## PROBLEM REQUIREMENTS:
Repeat verbatim only the lines from the opening of the material below through the one that contains "const y = d3.scaleLinear().domain([0, 40]).range([384, 108]);".
┌─ SUPPLIED DATA
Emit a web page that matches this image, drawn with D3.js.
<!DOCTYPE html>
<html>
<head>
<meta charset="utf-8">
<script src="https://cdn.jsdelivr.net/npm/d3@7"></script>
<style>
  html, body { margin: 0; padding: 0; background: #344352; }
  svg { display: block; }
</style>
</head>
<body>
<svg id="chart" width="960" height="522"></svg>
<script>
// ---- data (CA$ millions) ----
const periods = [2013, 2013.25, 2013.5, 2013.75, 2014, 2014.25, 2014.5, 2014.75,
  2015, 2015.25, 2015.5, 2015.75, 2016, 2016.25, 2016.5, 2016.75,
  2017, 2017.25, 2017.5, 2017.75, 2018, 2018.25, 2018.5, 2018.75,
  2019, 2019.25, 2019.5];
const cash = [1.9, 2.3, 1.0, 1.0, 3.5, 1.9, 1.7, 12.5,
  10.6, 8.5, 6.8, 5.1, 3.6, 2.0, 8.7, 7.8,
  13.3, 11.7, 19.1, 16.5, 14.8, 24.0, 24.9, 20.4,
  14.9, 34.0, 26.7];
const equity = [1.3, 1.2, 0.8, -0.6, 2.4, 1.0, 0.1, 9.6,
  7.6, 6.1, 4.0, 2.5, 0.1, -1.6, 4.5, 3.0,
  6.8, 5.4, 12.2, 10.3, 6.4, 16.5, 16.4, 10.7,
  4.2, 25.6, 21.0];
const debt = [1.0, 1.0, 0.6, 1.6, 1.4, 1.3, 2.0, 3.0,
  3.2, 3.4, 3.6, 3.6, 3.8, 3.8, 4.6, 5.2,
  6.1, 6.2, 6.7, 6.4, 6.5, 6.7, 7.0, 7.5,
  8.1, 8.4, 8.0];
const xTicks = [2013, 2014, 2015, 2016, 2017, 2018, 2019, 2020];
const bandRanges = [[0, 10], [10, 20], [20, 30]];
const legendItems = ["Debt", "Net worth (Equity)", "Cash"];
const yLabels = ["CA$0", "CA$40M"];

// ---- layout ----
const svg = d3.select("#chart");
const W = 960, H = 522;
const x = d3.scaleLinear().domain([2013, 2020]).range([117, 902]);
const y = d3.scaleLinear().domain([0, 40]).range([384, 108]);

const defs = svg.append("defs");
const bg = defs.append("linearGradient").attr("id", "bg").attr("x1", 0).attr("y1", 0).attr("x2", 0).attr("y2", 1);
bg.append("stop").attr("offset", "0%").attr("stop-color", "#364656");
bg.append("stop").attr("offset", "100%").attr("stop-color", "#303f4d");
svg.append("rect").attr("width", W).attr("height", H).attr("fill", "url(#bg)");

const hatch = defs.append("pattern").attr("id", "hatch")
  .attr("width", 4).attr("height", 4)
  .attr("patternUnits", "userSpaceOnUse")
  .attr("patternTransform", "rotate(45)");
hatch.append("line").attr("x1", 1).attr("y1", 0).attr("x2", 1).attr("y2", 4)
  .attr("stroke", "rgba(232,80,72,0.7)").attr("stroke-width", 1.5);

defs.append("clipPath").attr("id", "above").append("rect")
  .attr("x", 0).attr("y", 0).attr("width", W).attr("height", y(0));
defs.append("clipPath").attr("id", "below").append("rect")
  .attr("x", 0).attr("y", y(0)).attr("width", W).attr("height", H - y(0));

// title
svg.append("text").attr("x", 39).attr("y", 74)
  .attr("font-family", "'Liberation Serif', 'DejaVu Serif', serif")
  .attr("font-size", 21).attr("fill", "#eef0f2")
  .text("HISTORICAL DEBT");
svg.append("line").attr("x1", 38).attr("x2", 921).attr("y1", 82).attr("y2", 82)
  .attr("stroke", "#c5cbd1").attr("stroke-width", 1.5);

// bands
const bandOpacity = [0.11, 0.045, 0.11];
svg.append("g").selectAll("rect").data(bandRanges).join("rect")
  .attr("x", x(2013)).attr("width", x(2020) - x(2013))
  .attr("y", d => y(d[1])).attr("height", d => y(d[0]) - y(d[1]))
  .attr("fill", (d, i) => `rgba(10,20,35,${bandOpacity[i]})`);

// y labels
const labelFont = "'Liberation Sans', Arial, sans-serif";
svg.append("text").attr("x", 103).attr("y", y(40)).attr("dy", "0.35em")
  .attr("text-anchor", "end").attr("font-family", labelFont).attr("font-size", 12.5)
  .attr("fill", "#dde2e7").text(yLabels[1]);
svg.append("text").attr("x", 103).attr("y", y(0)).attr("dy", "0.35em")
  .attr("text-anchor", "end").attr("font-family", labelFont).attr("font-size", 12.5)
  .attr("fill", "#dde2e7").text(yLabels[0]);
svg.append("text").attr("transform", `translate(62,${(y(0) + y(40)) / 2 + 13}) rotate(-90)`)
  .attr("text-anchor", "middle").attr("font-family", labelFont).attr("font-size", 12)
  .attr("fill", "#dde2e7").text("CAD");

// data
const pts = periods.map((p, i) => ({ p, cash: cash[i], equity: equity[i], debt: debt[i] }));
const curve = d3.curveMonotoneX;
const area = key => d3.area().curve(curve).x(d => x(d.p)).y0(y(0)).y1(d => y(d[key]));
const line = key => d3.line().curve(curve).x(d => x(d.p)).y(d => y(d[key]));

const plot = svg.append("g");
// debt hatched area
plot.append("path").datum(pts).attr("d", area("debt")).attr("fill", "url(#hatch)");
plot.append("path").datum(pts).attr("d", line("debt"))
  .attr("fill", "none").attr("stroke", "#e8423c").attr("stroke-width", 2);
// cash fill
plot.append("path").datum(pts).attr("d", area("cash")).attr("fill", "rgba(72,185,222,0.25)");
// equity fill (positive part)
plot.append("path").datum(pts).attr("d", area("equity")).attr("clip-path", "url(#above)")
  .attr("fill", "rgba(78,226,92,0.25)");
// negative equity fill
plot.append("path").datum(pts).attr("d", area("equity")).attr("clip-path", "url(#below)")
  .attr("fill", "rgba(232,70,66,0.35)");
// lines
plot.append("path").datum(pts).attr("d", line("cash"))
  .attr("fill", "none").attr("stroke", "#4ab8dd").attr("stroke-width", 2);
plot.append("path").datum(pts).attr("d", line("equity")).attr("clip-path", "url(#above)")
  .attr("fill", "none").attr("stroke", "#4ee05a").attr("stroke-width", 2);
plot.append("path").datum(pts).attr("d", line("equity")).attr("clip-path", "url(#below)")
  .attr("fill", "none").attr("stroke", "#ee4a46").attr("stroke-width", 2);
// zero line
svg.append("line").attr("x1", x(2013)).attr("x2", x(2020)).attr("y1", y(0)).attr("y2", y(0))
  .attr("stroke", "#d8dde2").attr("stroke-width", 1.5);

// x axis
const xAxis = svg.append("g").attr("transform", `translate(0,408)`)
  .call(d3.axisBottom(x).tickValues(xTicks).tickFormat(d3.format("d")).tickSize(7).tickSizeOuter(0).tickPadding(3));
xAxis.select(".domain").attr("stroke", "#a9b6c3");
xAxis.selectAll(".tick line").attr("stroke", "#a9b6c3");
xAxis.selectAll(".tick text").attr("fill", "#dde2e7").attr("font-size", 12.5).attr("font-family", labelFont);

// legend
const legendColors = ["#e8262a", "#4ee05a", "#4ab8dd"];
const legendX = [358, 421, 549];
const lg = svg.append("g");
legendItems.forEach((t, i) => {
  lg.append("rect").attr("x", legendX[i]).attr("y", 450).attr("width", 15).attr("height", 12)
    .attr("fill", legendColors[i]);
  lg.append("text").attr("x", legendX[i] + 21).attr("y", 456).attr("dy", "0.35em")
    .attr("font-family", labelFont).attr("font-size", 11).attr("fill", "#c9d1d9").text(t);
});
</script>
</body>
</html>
└─
## REPLY TO THE EXERCISE:
Emit a web page that matches this image, drawn with D3.js.
<!DOCTYPE html>
<html>
<head>
<meta charset="utf-8">
<script src="https://cdn.jsdelivr.net/npm/d3@7"></script>
<style>
  html, body { margin: 0; padding: 0; background: #344352; }
  svg { display: block; }
</style>
</head>
<body>
<svg id="chart" width="960" height="522"></svg>
<script>
// ---- data (CA$ millions) ----
const periods = [2013, 2013.25, 2013.5, 2013.75, 2014, 2014.25, 2014.5, 2014.75,
  2015, 2015.25, 2015.5, 2015.75, 2016, 2016.25, 2016.5, 2016.75,
  2017, 2017.25, 2017.5, 2017.75, 2018, 2018.25, 2018.5, 2018.75,
  2019, 2019.25, 2019.5];
const cash = [1.9, 2.3, 1.0, 1.0, 3.5, 1.9, 1.7, 12.5,
  10.6, 8.5, 6.8, 5.1, 3.6, 2.0, 8.7, 7.8,
  13.3, 11.7, 19.1, 16.5, 14.8, 24.0, 24.9, 20.4,
  14.9, 34.0, 26.7];
const equity = [1.3, 1.2, 0.8, -0.6, 2.4, 1.0, 0.1, 9.6,
  7.6, 6.1, 4.0, 2.5, 0.1, -1.6, 4.5, 3.0,
  6.8, 5.4, 12.2, 10.3, 6.4, 16.5, 16.4, 10.7,
  4.2, 25.6, 21.0];
const debt = [1.0, 1.0, 0.6, 1.6, 1.4, 1.3, 2.0, 3.0,
  3.2, 3.4, 3.6, 3.6, 3.8, 3.8, 4.6, 5.2,
  6.1, 6.2, 6.7, 6.4, 6.5, 6.7, 7.0, 7.5,
  8.1, 8.4, 8.0];
const xTicks = [2013, 2014, 2015, 2016, 2017, 2018, 2019, 2020];
const bandRanges = [[0, 10], [10, 20], [20, 30]];
const legendItems = ["Debt", "Net worth (Equity)", "Cash"];
const yLabels = ["CA$0", "CA$40M"];

// ---- layout ----
const svg = d3.select("#chart");
const W = 960, H = 522;
const x = d3.scaleLinear().domain([2013, 2020]).range([117, 902]);
const y = d3.scaleLinear().domain([0, 40]).range([384, 108]);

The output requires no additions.